R. : Num dos seus textos evoca Steiner e a importância de saber “ler os antigos”. Quais são as suas principais referências e, sabendo que elas não se limitam ao campo do design gráfico, como é que referências de outras áreas criativas (da literatura ou do cinema) encontram “tradução” no seu trabalho de design?

A.J.C. :Referências, digamos (sem querer recuar à infância) que elas têm dimensões relativas mas, já agora, não posso deixar de mencionar a de um antigo professor de desenho, no Liceu de Portalegre, João Tavares – sujeito exemplar nas suas aulas e um dos incentivadores da Manufactura de Tapeçarias de Portalegre (hoje, estupidamente entregue a uma miserável degradação por falta de encomendas). Não sei se interessa muito carregar para aqui uma série de nomes, isto é tudo relativo, e as coisas podem ter sido decisivas para mim por razões conjunturais… Façam o que quiserem com isto, não é importante, mas talvez se encontrem algumas marcas relacionadas com o meu trabalho. Assim, à balda, na livralhada, Boris Vian, Mark Twain, Abelaira, Maria Judite de Carvalho (grande pancada), Camus, Pavese, o Steinbeck de “A um deus desconhecido”, depois o Herberto, Luísa Neto Jorge, Fernando Assis Pacheco, Eugénio de Andrade, Nemésio, está bem, o Steiner, Almada, sei lá, no cinema é o Antonioni, assunto arrumado que as outras dezenas não cabem aqui, vá lá ainda o Tati das férias, o David Lean e o Dreyer.

Como é que tudo isto toca o meu trabalho de designer, caramba, não sei responder. Alguém
que esteja para se chatear com isso, mas talvez uma pequena intensidade poética que eu vejo como uma emoção insegura, uma procura, uma imponderabilidade, mas sempre na preocupação do “dia claro”. Como quem diz sim, façam lá um esforço para apanhar a coisa, mas eu preocupo-me que ela esteja lá. Não lhe posso chamar rigor, é mais uma tensão.

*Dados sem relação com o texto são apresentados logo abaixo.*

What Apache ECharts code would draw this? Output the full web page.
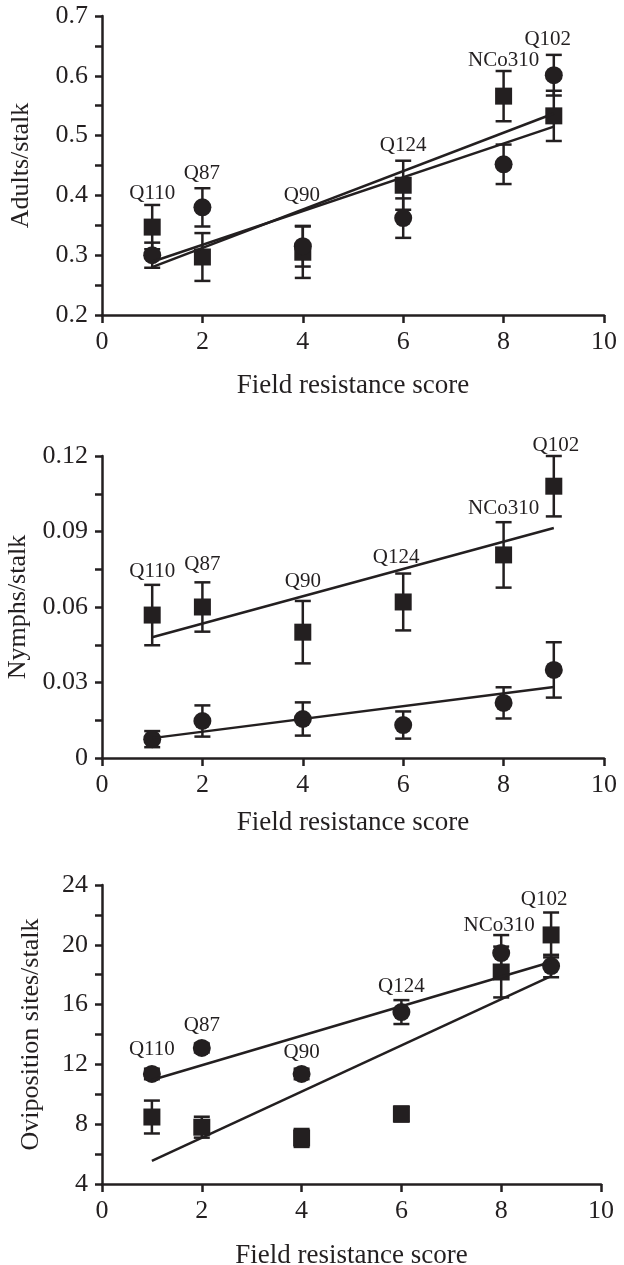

R. : Ao analisarmos o seu trabalho gráfico, identificamos uma identidade formal muito definida mas dentro dessa identidade uma notória evolução das soluções formais utilizadas. Nos trabalhos dos anos 1980 sente-se, como determinante, a influência (ou a citação) da pintura enquanto que nos trabalhos mais recentes a utilização da tipografia parece ser o elemento central da composição. Esta evolução resulta de um processo consciente? E que influência tem a evolução das ferramentas gráficas sobre o seu trabalho.

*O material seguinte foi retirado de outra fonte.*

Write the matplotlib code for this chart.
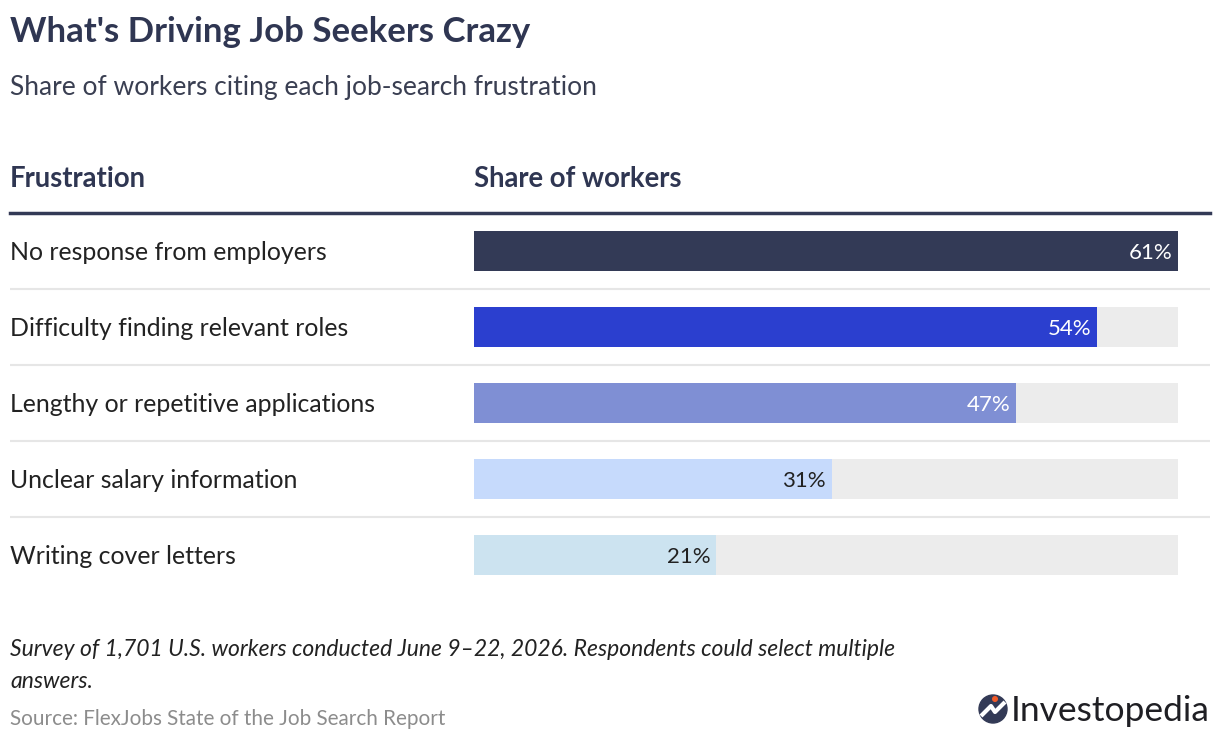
import numpy as np
import matplotlib.pyplot as plt
from matplotlib.patches import Circle

# data
frustrations = ["No response from employers", "Difficulty finding relevant roles",
                "Lengthy or repetitive applications", "Unclear salary information",
                "Writing cover letters"]
shares = [61, 54, 47, 31, 21]
bar_colors = ["#333a56", "#2b3fcf", "#7f8fd4", "#c6dafc", "#cce3f0"]
label_colors = ["white", "white", "white", "#222222", "#222222"]

W, H = 1220, 740
plt.rcParams['font.family'] = ['Lato', 'DejaVu Sans']
fig = plt.figure(figsize=(W / 100, H / 100), dpi=100)

navy = "#2f3652"
dy = 2  # small nudge down for Lato's centring

fig.text(10 / W, 1 - (30 + dy) / H, "What's Driving Job Seekers Crazy", fontsize=25, weight='bold',
         color=navy, va='center', ha='left')
fig.text(10 / W, 1 - (85 + dy) / H, "Share of workers citing each job-search frustration", fontsize=19,
         color="#3a3f52", va='center', ha='left')
fig.text(10 / W, 1 - (177 + dy) / H, "Frustration", fontsize=19.8, weight='bold', color=navy, va='center')
fig.text(474 / W, 1 - (177 + dy) / H, "Share of workers", fontsize=19.8, weight='bold', color=navy, va='center')

# bar area: full width, rows 213..593 px
top, bottom = 213, 593
ax = fig.add_axes([10 / W, 1 - bottom / H, 1200 / W, (bottom - top) / H])
vmax = max(shares)
ppu = (1178 - 474) / vmax
ax.set_xlim(-(474 - 10) / ppu, vmax + (1210 - 1178) / ppu)
ax.set_ylim(len(shares) - 0.5, -0.5)
ax.axis('off')

y = np.arange(len(shares))
ax.barh(y, [vmax] * len(shares), height=40 / 76, color="#ececec", left=0)
ax.barh(y, shares, height=40 / 76, color=bar_colors, left=0)
for i, (name, v) in enumerate(zip(frustrations, shares)):
    ax.text(-(474 - 10) / ppu, i + dy / 76, name, fontsize=17.9, color="#222222", va='center', ha='left')
    ax.text(v - 6 / ppu, i + dy / 76, f"{v}%", fontsize=16, color=label_colors[i], va='center', ha='right')
for i in range(len(shares) - 1):
    ax.axhline(i + 0.5, color="#e6e6e6", lw=1.5)
ax.axhline(-0.5, color="#333a56", lw=2.5, clip_on=False)

# footer
fig.text(10 / W, 1 - (648 + dy) / H, "Survey of 1,701 U.S. workers conducted June 9\u201322, 2026. Respondents could select multiple",
         fontsize=16.45, style='italic', color="#222222", va='center')
fig.text(10 / W, 1 - (679 + dy) / H, "answers.", fontsize=16.45, style='italic', color="#222222", va='center')
fig.text(10 / W, 1 - (717 + dy) / H, "Source: FlexJobs State of the Job Search Report", fontsize=14.9,
         color="#8c8c8c", va='center')

# logo
lax = fig.add_axes([0, 0, 1, 1], facecolor='none')
lax.set_xlim(0, W)
lax.set_ylim(H, 0)
lax.axis('off')
lax.add_patch(Circle((993, 709), 14, color="#333a56"))
lax.plot([981, 991, 995, 1005], [716, 706, 712, 702], color="white", lw=3, solid_capstyle='butt')
lax.add_patch(Circle((995, 699), 2.3, color="#f05a28"))
lax.text(1011, 711, "Investopedia", fontsize=25.5, color="#1f1f24", va='center', ha='left')

fig.savefig("out.png", dpi=100, facecolor='white')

A.J.C. :É bem vista a constatação de uma evolução nas formas dominantes no meu trabalho. Se bem que, como o Byrne, estou quase a puxar da pistola quando se fala da forma!

Bem, a pintura está sempre lá, não propriamente como um “formalismo”, mas como uma relação plástica com o mundo, com os outros (com o “mundo dos outros”).

Depois as problemáticas da comunicação começam, nos noventas, a agigantar-se naquilo que é a dimensão social do trabalho criativo e aí, as dinâmicas do desenho tipográfico surgem como materiais mais adequados, parece-me.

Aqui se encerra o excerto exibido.